— START OF Dataset excerpt —
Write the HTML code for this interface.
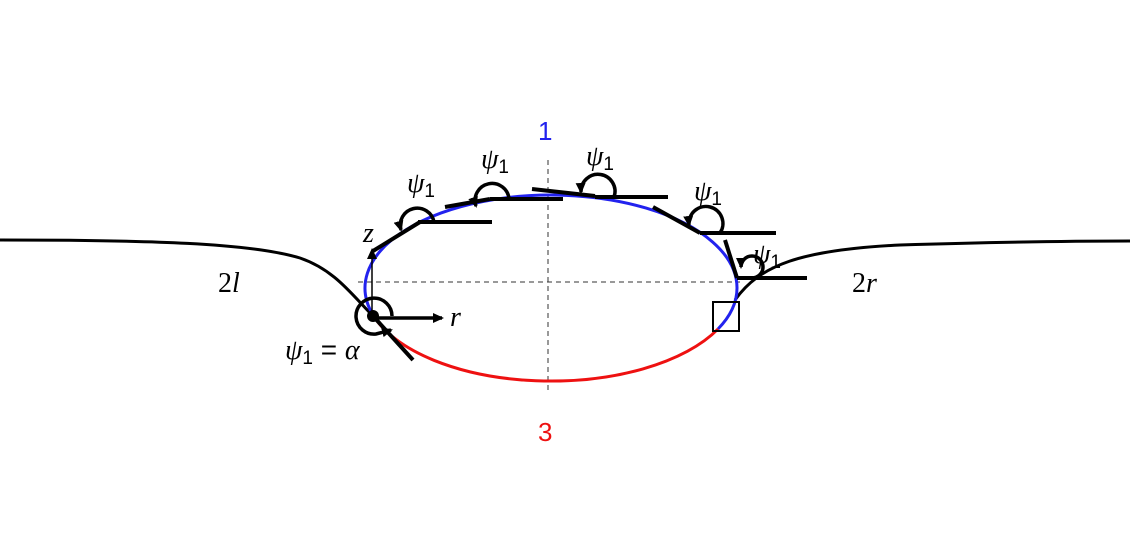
<!DOCTYPE html>
<html><head><meta charset="utf-8"><style>
html,body{margin:0;padding:0;background:#fff;}
svg{display:block;}
.it{font-family:"Liberation Serif",serif;font-style:italic;}
.up{font-family:"Liberation Sans",sans-serif;font-style:normal;}
</style></head><body>
<svg width="1130" height="543" viewBox="0 0 1130 543">
<defs><marker id="ah" markerUnits="userSpaceOnUse" markerWidth="12" markerHeight="12" refX="9" refY="6" orient="auto"><path d="M0,1 L11,6 L0,11 z" fill="#000"/></marker></defs>
<g>
<line x1="358" y1="282" x2="740" y2="282" stroke="#333" stroke-dasharray="5,4" stroke-width="1"/>
<line x1="548" y1="160" x2="548" y2="394" stroke="#333" stroke-dasharray="5,4" stroke-width="1"/>
</g>
<path d="M0,240 C150,240 250,243 300,258 C335,270 352,295 373,316" fill="none" stroke="#000" stroke-width="3"/>
<path d="M735,300 C760,265 800,250 900,245 C1000,242 1080,241 1130,241" fill="none" stroke="#000" stroke-width="3"/>
<path d="M373,315 A186,93 0 1 1 718,329" fill="none" stroke="#2222ee" stroke-width="3"/>
<path d="M373,315 A186,93 0 0 0 718,329" fill="none" stroke="#ee1111" stroke-width="3"/>
<g stroke="#000" stroke-width="4" fill="none">
<line x1="373" y1="251" x2="420" y2="222"/><line x1="418" y1="222" x2="492" y2="222"/>
<line x1="445" y1="207" x2="490" y2="199"/><line x1="490" y1="199" x2="563" y2="199"/>
<line x1="532" y1="189" x2="595" y2="196"/><line x1="595" y1="197" x2="668" y2="197"/>
<line x1="653" y1="207" x2="700" y2="233"/><line x1="700" y1="233" x2="776" y2="233"/>
<line x1="725" y1="240" x2="737" y2="278"/><line x1="737" y1="278" x2="807" y2="278"/>
<line x1="373" y1="316" x2="413" y2="360"/>
</g>
<g stroke="#000" stroke-width="3.5" fill="none">
<path d="M434,222 A17,17 0 1 0 401,230" marker-end="url(#ah)"/>
<path d="M509,199 A17,17 0 1 0 476,206" marker-end="url(#ah)"/>
<path d="M614,197 A17,17 0 1 0 581,192"  marker-end="url(#ah)"/>
<path d="M720,233 A17,17 0 1 0 689,225" marker-end="url(#ah)"/>
<path d="M752,278 A11,11 0 1 0 741,267" marker-end="url(#ah)"/>
<path d="M392,316 A18,18 0 1 0 376,334 L391,330" marker-end="url(#ah)"/>
</g>
<circle cx="373" cy="316" r="6" fill="#000"/>
<line x1="373" y1="318" x2="442" y2="318" stroke="#000" stroke-width="3.5" marker-end="url(#ah)"/>
<line x1="372" y1="315" x2="372" y2="250" stroke="#000" stroke-width="1.5" marker-end="url(#ah)"/>
<rect x="713" y="302" width="26" height="29" fill="none" stroke="#000" stroke-width="2"/>
<g font-size="28" fill="#000" class="it">
<text x="407" y="192">ψ<tspan font-size="19" class="up" dy="5">1</tspan></text>
<text x="481" y="168">ψ<tspan font-size="19" class="up" dy="5">1</tspan></text>
<text x="586" y="165">ψ<tspan font-size="19" class="up" dy="5">1</tspan></text>
<text x="694" y="200">ψ<tspan font-size="19" class="up" dy="5">1</tspan></text>
<text x="753" y="263">ψ<tspan font-size="19" class="up" dy="5">1</tspan></text>
<text x="285" y="359">ψ<tspan font-size="19" class="up" dy="5">1</tspan><tspan dy="-5" class="up"> = </tspan>α</text>
<text x="363" y="242">z</text>
<text x="450" y="326">r</text>
<text x="218" y="292"><tspan class="up" style="font-family:'Liberation Serif',serif">2</tspan>l</text>
<text x="852" y="292"><tspan class="up" style="font-family:'Liberation Serif',serif">2</tspan>r</text>
<text x="538" y="140" class="up" font-size="26" fill="#2222ee">1</text>
<text x="538" y="441" class="up" font-size="26" fill="#ee1111">3</text>
</g>
</svg>
</body></html>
— END OF Dataset excerpt —
Your task:
Take the listing and print it again exactly, but without any pictures.

Full output:
Write the HTML code for this interface.
<!DOCTYPE html>
<html><head><meta charset="utf-8"><style>
html,body{margin:0;padding:0;background:#fff;}
svg{display:block;}
.it{font-family:"Liberation Serif",serif;font-style:italic;}
.up{font-family:"Liberation Sans",sans-serif;font-style:normal;}
</style></head><body>
<svg width="1130" height="543" viewBox="0 0 1130 543">
<defs><marker id="ah" markerUnits="userSpaceOnUse" markerWidth="12" markerHeight="12" refX="9" refY="6" orient="auto"><path d="M0,1 L11,6 L0,11 z" fill="#000"/></marker></defs>
<g>
<line x1="358" y1="282" x2="740" y2="282" stroke="#333" stroke-dasharray="5,4" stroke-width="1"/>
<line x1="548" y1="160" x2="548" y2="394" stroke="#333" stroke-dasharray="5,4" stroke-width="1"/>
</g>
<path d="M0,240 C150,240 250,243 300,258 C335,270 352,295 373,316" fill="none" stroke="#000" stroke-width="3"/>
<path d="M735,300 C760,265 800,250 900,245 C1000,242 1080,241 1130,241" fill="none" stroke="#000" stroke-width="3"/>
<path d="M373,315 A186,93 0 1 1 718,329" fill="none" stroke="#2222ee" stroke-width="3"/>
<path d="M373,315 A186,93 0 0 0 718,329" fill="none" stroke="#ee1111" stroke-width="3"/>
<g stroke="#000" stroke-width="4" fill="none">
<line x1="373" y1="251" x2="420" y2="222"/><line x1="418" y1="222" x2="492" y2="222"/>
<line x1="445" y1="207" x2="490" y2="199"/><line x1="490" y1="199" x2="563" y2="199"/>
<line x1="532" y1="189" x2="595" y2="196"/><line x1="595" y1="197" x2="668" y2="197"/>
<line x1="653" y1="207" x2="700" y2="233"/><line x1="700" y1="233" x2="776" y2="233"/>
<line x1="725" y1="240" x2="737" y2="278"/><line x1="737" y1="278" x2="807" y2="278"/>
<line x1="373" y1="316" x2="413" y2="360"/>
</g>
<g stroke="#000" stroke-width="3.5" fill="none">
<path d="M434,222 A17,17 0 1 0 401,230" marker-end="url(#ah)"/>
<path d="M509,199 A17,17 0 1 0 476,206" marker-end="url(#ah)"/>
<path d="M614,197 A17,17 0 1 0 581,192"  marker-end="url(#ah)"/>
<path d="M720,233 A17,17 0 1 0 689,225" marker-end="url(#ah)"/>
<path d="M752,278 A11,11 0 1 0 741,267" marker-end="url(#ah)"/>
<path d="M392,316 A18,18 0 1 0 376,334 L391,330" marker-end="url(#ah)"/>
</g>
<circle cx="373" cy="316" r="6" fill="#000"/>
<line x1="373" y1="318" x2="442" y2="318" stroke="#000" stroke-width="3.5" marker-end="url(#ah)"/>
<line x1="372" y1="315" x2="372" y2="250" stroke="#000" stroke-width="1.5" marker-end="url(#ah)"/>
<rect x="713" y="302" width="26" height="29" fill="none" stroke="#000" stroke-width="2"/>
<g font-size="28" fill="#000" class="it">
<text x="407" y="192">ψ<tspan font-size="19" class="up" dy="5">1</tspan></text>
<text x="481" y="168">ψ<tspan font-size="19" class="up" dy="5">1</tspan></text>
<text x="586" y="165">ψ<tspan font-size="19" class="up" dy="5">1</tspan></text>
<text x="694" y="200">ψ<tspan font-size="19" class="up" dy="5">1</tspan></text>
<text x="753" y="263">ψ<tspan font-size="19" class="up" dy="5">1</tspan></text>
<text x="285" y="359">ψ<tspan font-size="19" class="up" dy="5">1</tspan><tspan dy="-5" class="up"> = </tspan>α</text>
<text x="363" y="242">z</text>
<text x="450" y="326">r</text>
<text x="218" y="292"><tspan class="up" style="font-family:'Liberation Serif',serif">2</tspan>l</text>
<text x="852" y="292"><tspan class="up" style="font-family:'Liberation Serif',serif">2</tspan>r</text>
<text x="538" y="140" class="up" font-size="26" fill="#2222ee">1</text>
<text x="538" y="441" class="up" font-size="26" fill="#ee1111">3</text>
</g>
</svg>
</body></html>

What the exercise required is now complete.